Beispiel: Nachhaltige Produkte aus der Green Factory
Ein Treiber für Nachhaltigkeitsinitiativen sind die Erwartungen von Verbrauchern und Politik an klimafreundliche Produkte. Das schlägt sich bei der Herstellung insbesondere in der Wahl der verwendeten Materialien nieder. Nachhaltigkeitsziele können durch den Einsatz entsprechender Softwaretools in einer frühen Phase der Entwicklung berücksichtigt werden. Im Designprozess lassen sich Informationen darüber anzeigen, welche Bauteile in der Konstruktion und im Betrieb den größten CO2-Ausstoß verursachen. Auf Basis dieser Daten ist es dann möglich, Änderungen am Produkt vorzunehmen, beispielsweise ein umweltfreundlicheres Material zu wählen. Die neue Softwarelösung „Sustainable Innovation Intelligence“ von Dassault Systèmes ist eine der Möglichkeiten, um Unternehmen zu unterstützen, Umweltauswirkungen zu minimieren und die Kreislaufwirtschaft zu fördern.
Beispiel: Nachhaltige Unternehmen
Neben nachhaltigen Endprodukten legen viele Unternehmen großen Wert darauf, bei der Fertigung so umweltfreundlich wie möglich zu handeln. Im Fokus steht nicht nur der CO2-Ausstoß, sondern auch der Energieverbrauch. Mit der Unterstützung von Software können Unternehmen simulieren, wie sich Materialänderungen bei Produkten oder Bauteilen auf das Gewicht und den Energieverbrauch von Maschinen auswirken. Der folgerichtige Schritt in der grünen Fabrik ist daher ein virtueller Zwilling von Fabrik und Produkten. Auch das Prinzip der Kreislaufwirtschaft spielt eine entscheidende Rolle: Beispielsweise lässt sich simulieren, welche Möglichkeiten für Produkte am Ende des Lebenszyklus (Recycling oder Weiterverwendung) entstehen. So können spätere Prozesszeiten und Investitionen frühzeitig einkalkuliert werden.

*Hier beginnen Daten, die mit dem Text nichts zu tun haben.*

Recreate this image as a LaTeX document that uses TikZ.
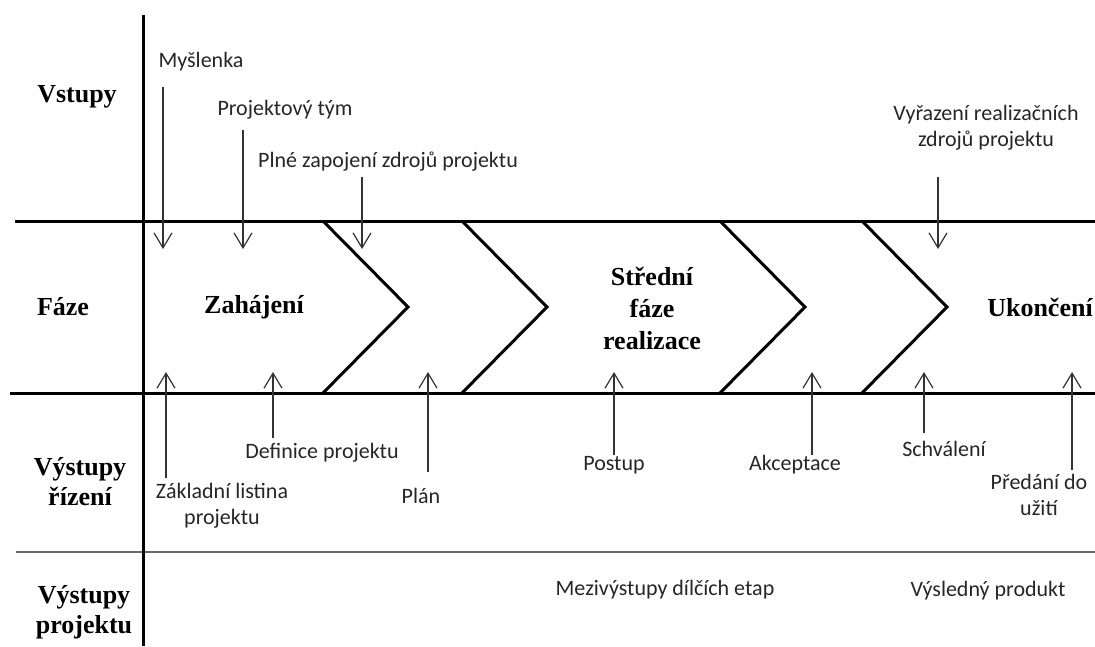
\documentclass[tikz,border=0pt]{standalone}
\usepackage{fontspec}
\setmainfont{Liberation Serif}
\newfontfamily\notefont{Carlito}
\usetikzlibrary{arrows.meta}

\tikzset{
	rowlabel/.style={font=\bfseries\fontsize{26}{30}\selectfont,align=center,inner sep=0pt},
	phaselabel/.style={font=\bfseries\fontsize{26}{32}\selectfont,align=center,inner sep=0pt},
	note/.style={font=\notefont\fontsize{22}{26}\selectfont,align=center,inner sep=0pt,text=black!85},
	frame/.style={line width=3pt},
	thinframe/.style={line width=2pt,draw=black!60},
	chevron/.style={line width=3pt,line join=miter},
	flow/.style={line width=1.2pt,draw=black!80,-{Straight Barb[length=15pt,width=18pt,line width=1.2pt]}},
}

\begin{document}
\begin{tikzpicture}[x=1pt,y=-1pt]
	\useasboundingbox (0,0) rectangle (1095,646);
	% grid lines
	\coordinate (vtop) at (143,15);
	\coordinate (vbot) at (143,646);
	\coordinate (ul) at (15,221);
	\coordinate (ur) at (1095,221);
	\coordinate (ml) at (10,393);
	\coordinate (mr) at (1095,393);
	\coordinate (ll) at (16,552);
	\coordinate (lr) at (1095,552);
	\draw[thinframe] (ll) -- (lr);
	\draw[frame] (ul) -- (ur);
	\draw[frame] (ml) -- (mr);
	\draw[frame] (vtop) -- (vbot);
	% chevrons
	\foreach \c/\x in {1/323,2/462,3/720,4/862}{
		\coordinate (ch\c t) at (\x,221);
		\coordinate (ch\c m) at (\x+85,307);
		\coordinate (ch\c b) at (\x,393);
		\draw[chevron] (ch\c t) -- (ch\c m) -- (ch\c b);
	}
	% row labels
	\node[rowlabel] (vstupy) at (77,97) {Vstupy};
	\node[rowlabel] (faze) at (63,307) {Fáze};
	\node[rowlabel] (rizeni) at (80,482) {Výstupy\\řízení};
	\node[rowlabel] (vyprojektu) at (84,612) {Výstupy\\projektu};
	% phases
	\node[phaselabel] (zahajeni) at (254,307) {Zahájení};
	\node[phaselabel] (stredni) at (652,308) {Střední\\fáze\\realizace};
	\node[phaselabel] (ukonceni) at (1040,307) {Ukončení};
	% inputs
	\node[note] (myslenka) at (201,62) {Myšlenka};
	\node[note] (tym) at (285,110) {Projektový tým};
	\node[note] (zapojeni) at (388,162) {Plné zapojení zdrojů projektu};
	\node[note] (vyrazeni) at (986,128) {Vyřazení realizačních\\zdrojů projektu};
	% control outputs
	\node[note] (listina) at (222,506) {Základní listina\\projektu};
	\node[note] (definice) at (322,453) {Definice projektu};
	\node[note] (plan) at (421,496) {Plán};
	\node[note] (postup) at (614,465) {Postup};
	\node[note] (akceptace) at (795,465) {Akceptace};
	\node[note] (schvaleni) at (944,449) {Schválení};
	\node[note] (predani) at (1039,495) {Předání do\\užití};
	% project outputs
	\node[note] (mezivystupy) at (665,590) {Mezivýstupy dílčích etap};
	\node[note] (produkt) at (988,591) {Výsledný produkt};
	% arrows
	\foreach \n/\x/\ya/\yb in {1/163/87/249,2/243/130/249,3/362/177/249,4/938/177/249,
		5/166/478/372,6/273/438/372,7/428/472/372,8/614/455/372,9/812/455/372,10/924/433/372,11/1072/470/372}{
		\coordinate (a\n s) at (\x,\ya);
		\coordinate (a\n e) at (\x,\yb);
		\draw[flow] (a\n s) -- (a\n e);
	}
\end{tikzpicture}
\end{document}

Beispiel: Nachhaltiges Wirtschaften
Dieser Punkt betrifft nachhaltige Geschäftsaktivitäten im Sinne von Maßnahmen, die Unternehmen resilienter, wettbewerbsfähiger und wirtschaftlicher machen – auch „Business Sustainability“ genannt. Der Fokus liegt hier auf cloudbasiertem Arbeiten, digitalen Geschäftsmodellen und flexiblen Arbeitsweisen. Ein weiterer Aspekt ist das Lebenszyklusmanagement der Maschinen. Digitale Lösungen wie die 3D-Experience-Plattform sorgen für Transparenz über alle Vorgänge in der Fabrik und geben Aufschluss über den Betriebsstatus, Zustand und die Abnutzung der Geräte. Voraussetzung für den Einsatz in der Praxis ist die entsprechende Datenbasis.

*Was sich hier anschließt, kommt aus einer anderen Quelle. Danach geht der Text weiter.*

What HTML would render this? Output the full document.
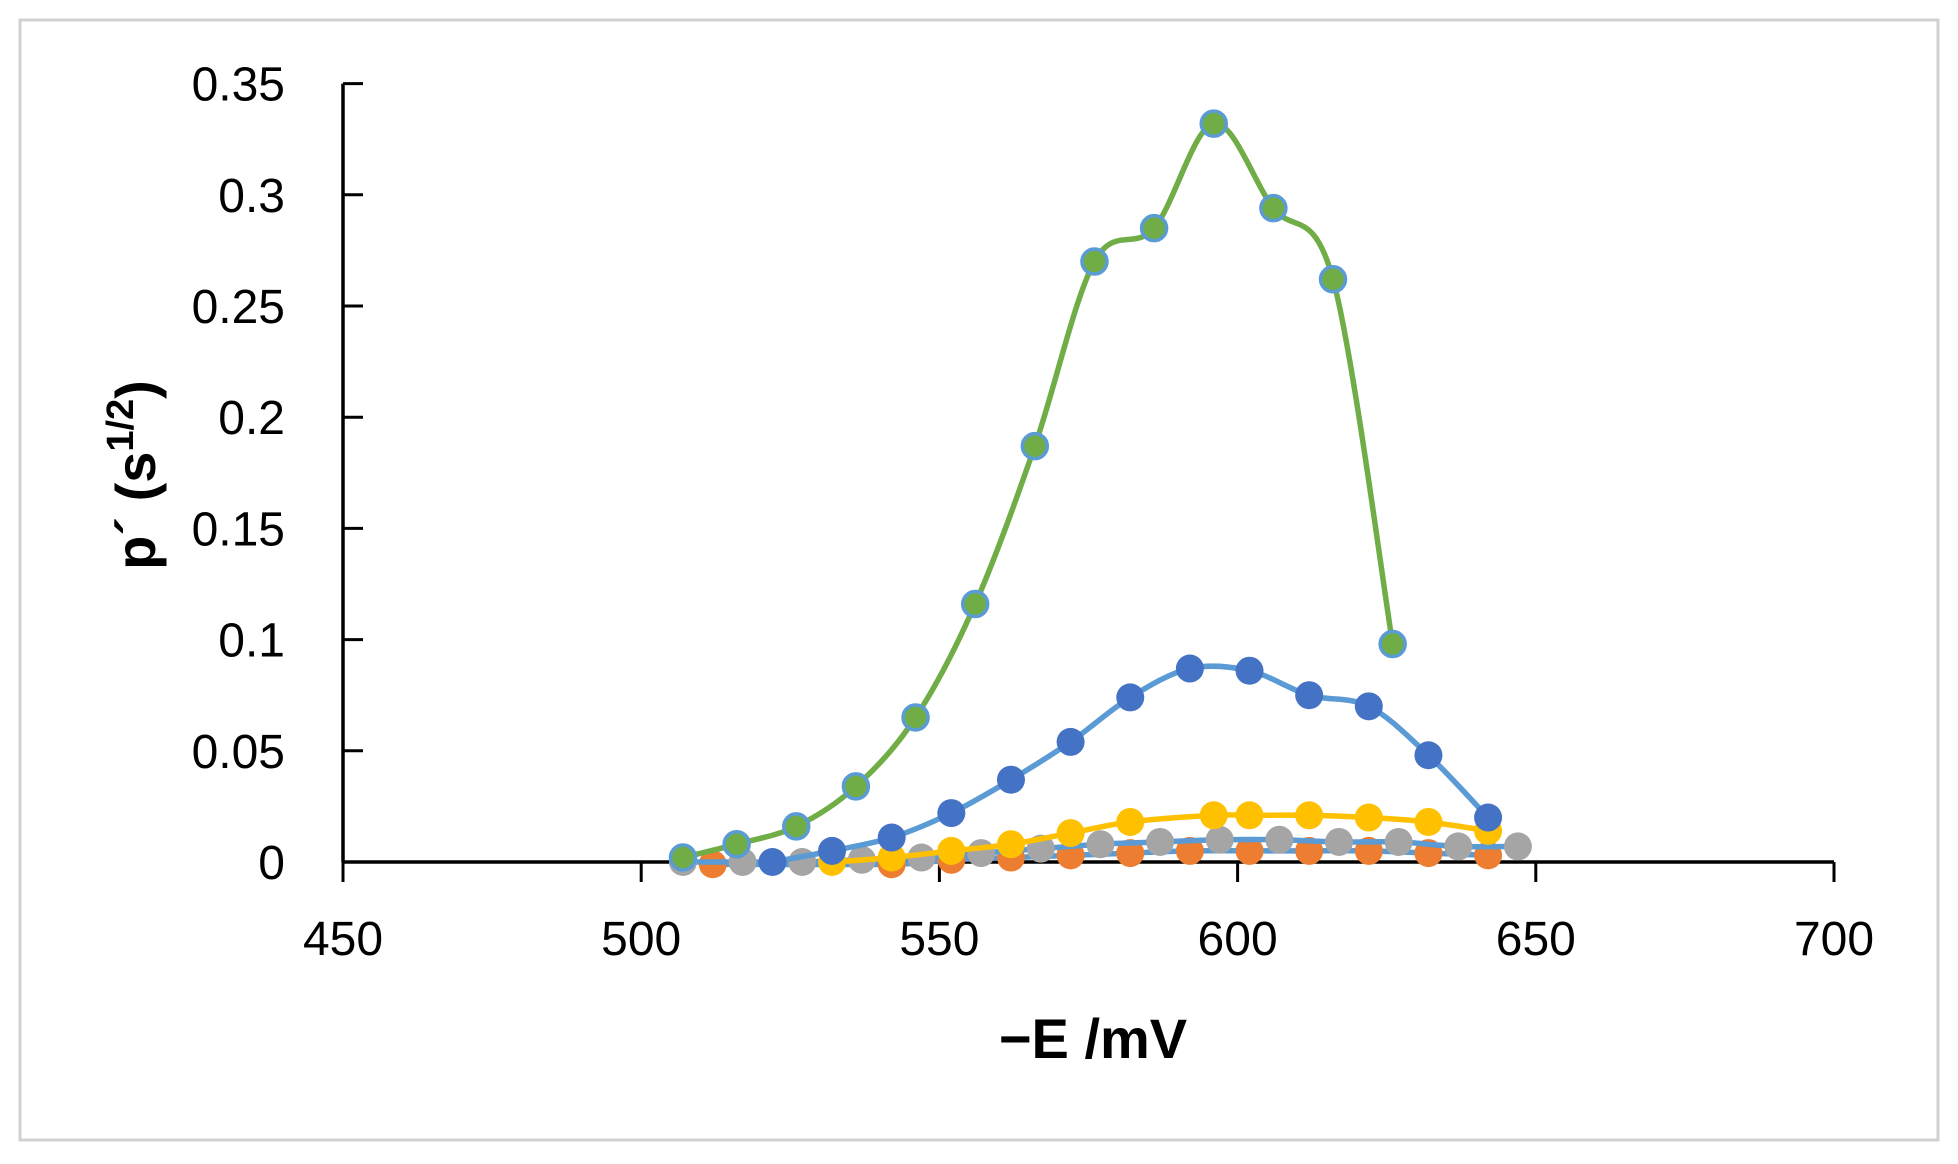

Aus der Praxis der Green Factory: Ein zweites Leben für Stahlstangen
Nachhaltigkeit ist die Hauptantriebskraft in der Produktentwicklung des Möbelherstellers Kindof, der moderne Einrichtungsstücke aus recycelten und lackierten Stahlstangen anbietet. Das Unternehmen nutzt die 3D-Experience-Plattform und die webbasierten Applikationen Catia und 3D-Excite, um hochauflösende 3D-Renderings der Produkte zu generieren. Diese werden anschließend hinsichtlich Farbe und Hintergrund beliebig für die Kundenpräsentation angepasst. Dadurch kann Kindof die Fertigung von physischen Modellen auf ein Minimum reduzieren und Produktionskosten und Ressourcen einsparen.

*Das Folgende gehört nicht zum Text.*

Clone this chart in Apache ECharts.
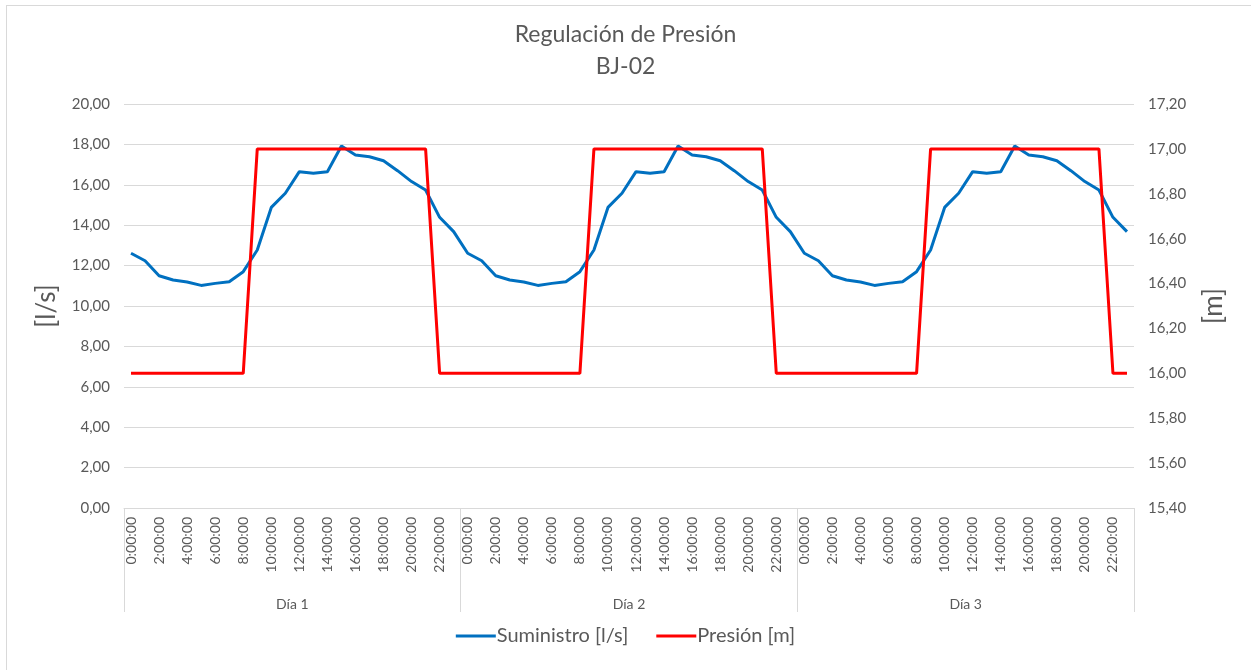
<!DOCTYPE html>
<html>
<head>
<meta charset="utf-8">
<script src="https://cdn.jsdelivr.net/npm/echarts@6/dist/echarts.min.js"></script>
<style>
  html, body { margin: 0; padding: 0; background: #fff; }
  #frame { position: absolute; left: 6px; top: 5px; width: 1260px; height: 680px; border: 1px solid #d9d9d9; box-sizing: border-box; }
  #chart { position: absolute; left: 0; top: 0; width: 1251px; height: 670px; }
</style>
</head>
<body>
<div id="frame"></div>
<div id="chart"></div>
<script>
// categorías
const horas = ['0:00:00','1:00:00','2:00:00','3:00:00','4:00:00','5:00:00','6:00:00','7:00:00',
  '8:00:00','9:00:00','10:00:00','11:00:00','12:00:00','13:00:00','14:00:00','15:00:00',
  '16:00:00','17:00:00','18:00:00','19:00:00','20:00:00','21:00:00','22:00:00','23:00:00']
const dias = ['Día 1', 'Día 2', 'Día 3']

// Suministro [l/s], uno por día
const suministroDia1 = [12.61, 12.24, 11.50, 11.29, 11.19, 11.02, 11.12, 11.20, 11.70, 12.77, 14.88, 15.58,
  16.65, 16.57, 16.65, 17.92, 17.48, 17.39, 17.19, 16.70, 16.16, 15.74, 14.39, 13.68]
const suministroDia2 = [12.61, 12.24, 11.50, 11.29, 11.19, 11.02, 11.12, 11.20, 11.70, 12.77, 14.88, 15.58,
  16.65, 16.57, 16.65, 17.92, 17.48, 17.39, 17.19, 16.70, 16.16, 15.74, 14.39, 13.68]
const suministroDia3 = [12.61, 12.24, 11.50, 11.29, 11.19, 11.02, 11.12, 11.20, 11.70, 12.77, 14.88, 15.58,
  16.65, 16.57, 16.65, 17.92, 17.48, 17.39, 17.19, 16.70, 16.16, 15.74, 14.39, 13.68]

// Presión [m]
const presionDia1 = [16, 16, 16, 16, 16, 16, 16, 16, 16, 17, 17, 17, 17, 17, 17, 17, 17, 17, 17, 17, 17, 17, 16, 16]
const presionDia2 = [16, 16, 16, 16, 16, 16, 16, 16, 16, 17, 17, 17, 17, 17, 17, 17, 17, 17, 17, 17, 17, 17, 16, 16]
const presionDia3 = [16, 16, 16, 16, 16, 16, 16, 16, 16, 17, 17, 17, 17, 17, 17, 17, 17, 17, 17, 17, 17, 17, 16, 16]

const categorias = [...horas, ...horas, ...horas]
const suministro = [...suministroDia1, ...suministroDia2, ...suministroDia3]
const presion = [...presionDia1, ...presionDia2, ...presionDia3]

const FONT = 'Lato, "Open Sans", sans-serif'
const TXT = '#595959'
const coma = (v) => v.toFixed(2).replace('.', ',')

const chart = echarts.init(document.getElementById('chart'))
chart.setOption({
  animation: false,
  textStyle: { fontFamily: FONT },
  title: {
    text: 'Regulación de Presión\nBJ-02',
    left: 'center',
    top: 14,
    textStyle: { fontSize: 23, fontWeight: 'normal', color: TXT, lineHeight: 32, fontFamily: FONT }
  },
  legend: {
    bottom: 19,
    left: 'center',
    itemWidth: 40,
    itemHeight: 3,
    itemGap: 28,
    icon: 'rect',
    textStyle: { fontSize: 20, color: TXT, padding: [0, 0, 0, -4] },
    data: ['Suministro [l/s]', 'Presión [m]']
  },
  grid: { left: 124, right: 117, top: 104, bottom: 162 },
  xAxis: [
    {
      type: 'category',
      data: categorias,
      boundaryGap: true,
      axisLine: { lineStyle: { color: '#d9d9d9' } },
      axisTick: { show: false },
      axisLabel: { rotate: 90, interval: 1, fontSize: 14, color: TXT, margin: 9 }
    },
    {
      type: 'category',
      data: dias,
      position: 'bottom',
      boundaryGap: true,
      axisLine: { show: false },
      axisTick: { show: true, length: 104, lineStyle: { color: '#d9d9d9' } },
      axisLabel: { fontSize: 14, color: TXT, margin: 89 }
    }
  ],
  yAxis: [
    {
      type: 'value',
      min: 0, max: 20, interval: 2,
      name: '[l/s]',
      nameLocation: 'middle',
      nameGap: 64,
      nameTextStyle: { fontSize: 26, color: TXT },
      axisLine: { show: false },
      axisTick: { show: false },
      axisLabel: { formatter: coma, fontSize: 15, color: TXT, margin: 14 },
      splitLine: { lineStyle: { color: '#d9d9d9', width: 1 } }
    },
    {
      type: 'value',
      min: 15.4, max: 17.2, interval: 0.2,
      name: '[m]',
      nameLocation: 'middle',
      nameGap: 67,
      nameRotate: 90,
      nameTextStyle: { fontSize: 26, color: TXT },
      axisLine: { show: false },
      axisTick: { show: false },
      axisLabel: { formatter: coma, fontSize: 15, color: TXT, margin: 14 },
      splitLine: { show: false }
    }
  ],
  series: [
    {
      name: 'Suministro [l/s]',
      type: 'line',
      yAxisIndex: 0,
      data: suministro,
      showSymbol: false,
      lineStyle: { color: '#0070C0', width: 3 },
      itemStyle: { color: '#0070C0' }
    },
    {
      name: 'Presión [m]',
      type: 'line',
      yAxisIndex: 1,
      data: presion,
      showSymbol: false,
      lineStyle: { color: '#FF0000', width: 3 },
      itemStyle: { color: '#FF0000' }
    }
  ]
})
</script>
</body>
</html>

Fazit: Digitalisierung ist jetzt
Die aktuelle wirtschaftliche und gesellschaftliche Lage verdeutlicht, dass Unternehmen jetzt handeln und die Digitalisierung anstoßen sollten, um langfristig am Markt erfolgreich zu bleiben und einen Beitrag zum Erreichen übergeordneter Klimaziele zu leisten. Die Idee einer smarten, grünen Fabrik, mit einer Vielzahl digitaler Technologien, stellt ein zukunftsweisendes und nachhaltiges Industriemodell dar. Dieses bietet Unternehmen die notwendige Flexibilität, um aktuelle und künftige Herausforderungen erfolgreich zu meistern.
Der Autor Björn Manderbach ist Director Delmia Industry Consulting bei Dassault Systèmes.